Raising the deck to accommodate a longer stroke and longer rods is a better way to go, even tho it is more expensive, as it ensures that the rods don't work at such cockeyed angles. This decreases side thrust on cylinder walls.

Both the Fords and the SBC have the same bore spacing of 4 3/8", and there simply is only so much bore that can be accommodated within this dimension. Chevy went to a siamesed bore in order to achieve a 4 1/8 bore. They also shortened the rods to about 5.5" to take the longer (3 3/4") stroke for their 400. I simply don't see this as a bargain. The siamesed bores can be made to work pretty well -- the fact that 400 SBCs could be subject to overheating was an engineering problem at Chevy, not necessarily a shortcoming of the design. But the stubby rod business is another thing all together.

Cleveland oiling was not anything to write home about for Pro Stockers and racing, but it was sufficient for low RPM pass car and truck use.

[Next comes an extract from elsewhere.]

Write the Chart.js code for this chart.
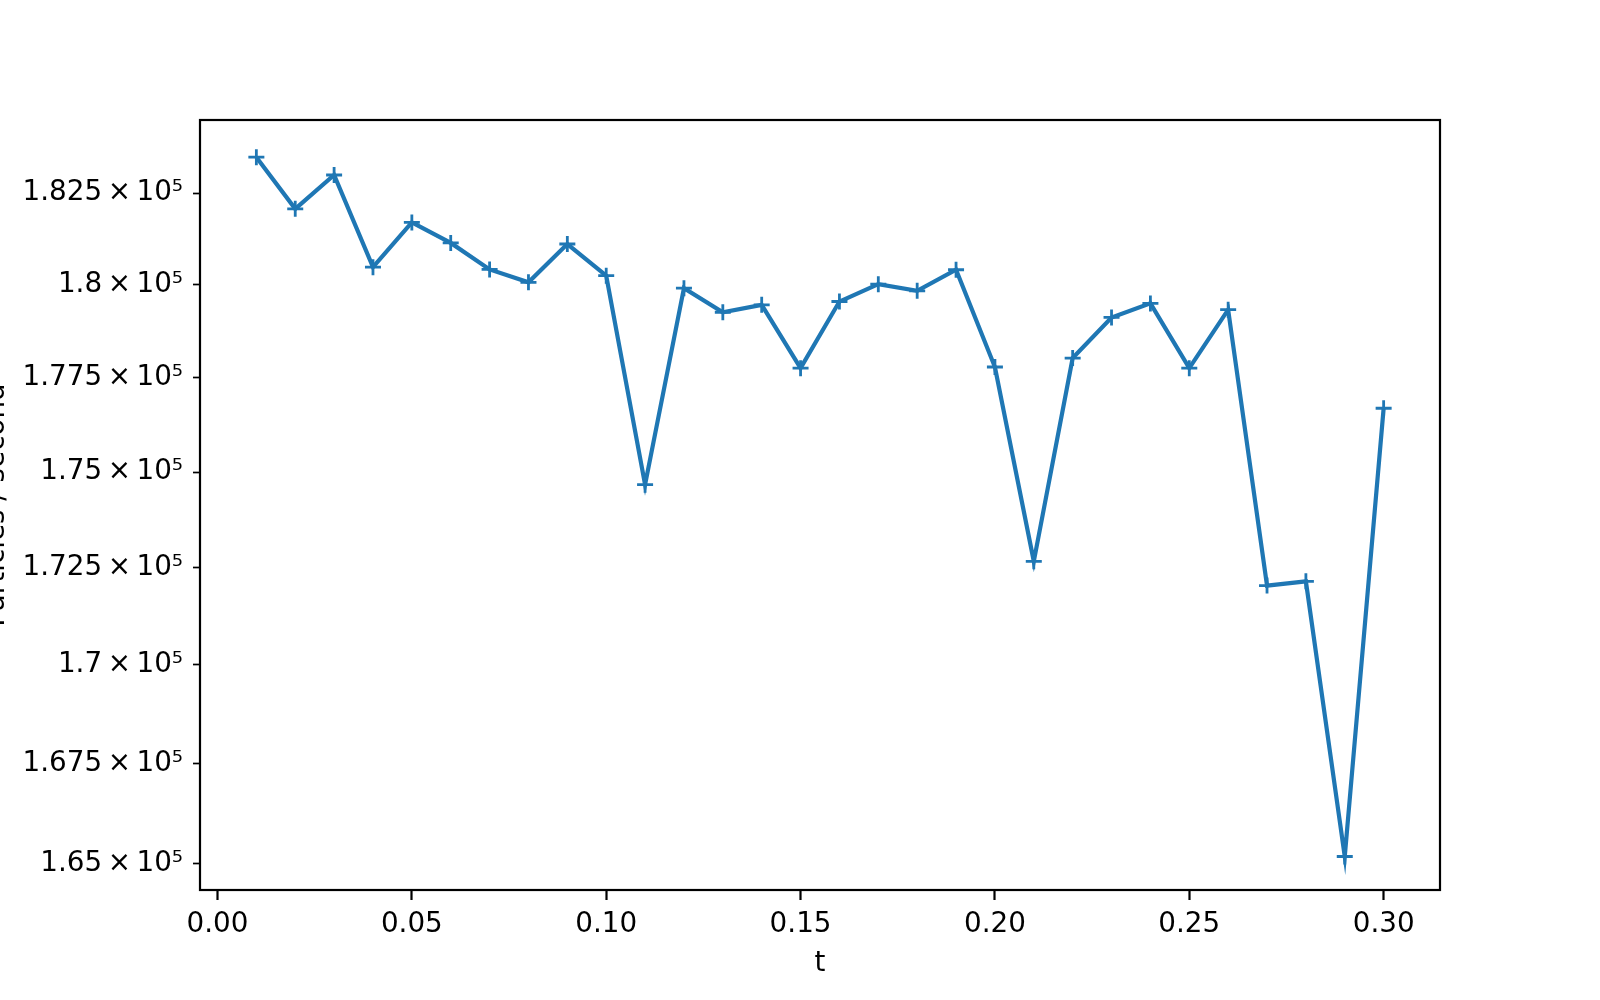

Regarding the Mopar 400, as a bored out 383, it was also reaching the limits of its bore centers of 4.8" with the 4.34" bore -- .020" over the 440 RB bore. This is why these motors generally were not preferred for boring .060" over. However, there was an interesting swap which made use of the 440 crank, where the mains were turned down from 2 3/4" to 2 5/8" and the rod journals were offset ground to 2.2" to take Chevy BB rods -- giving a 3.9" stroke and 470 cu in. This would make a dandy motor for swapping into a late 60 Dart, as 440 installations in these gets pretty tight.

Mopar B motors are plenty tough and comparing them to the Ford and Chevy 400s doesn't quite seem straight-across in my book -- as a true big block, the Mopar would be my choice, were I looking for something tough in a truck. There are tons of B/RB parts in wrecking yards that can supply parts for these motors -- for instance, it is much easier to come by a 383/400 4v manifold than it is to get one for a 400 Ford. The SBC 400 would be my last choice of the bunch.

Regarding Pontiacs, there was very little difference between the 326 and the 400 blocks other than bore. Also, there was little difference between either of these and the 421-428-455 Pontiacs, except these larger motors had bigger mains on the crank. The rods, cams, heads, etc would all swap from top to bottom, however -- they were the same motor family.

Regarding old Mopar A motors including Hemis, yes, they were all practically the same thing, except that the 392 did have a higher deck than the 331-354s, and the block was strengthened for the longer stroke, too. This made them preferable for Top Fuel use in "the day," since besides being bigger, the block was better able to withstand rude amounts of supercharging and nitro.

Just because the heads on an engine make it physically larger doesn't change the fact that it still remains a member of a certain engine group by virtue of its internal dimensions and centerlines. By using sheer size as the sole criteria for differentiating between big blocks and small blocks, a 302 Ford is a small block and the ~159"-168" Ford DOHC turbo V8 derived from it is a big block -- not! Clearly such a criterion cannot be realistically applied with any consistency.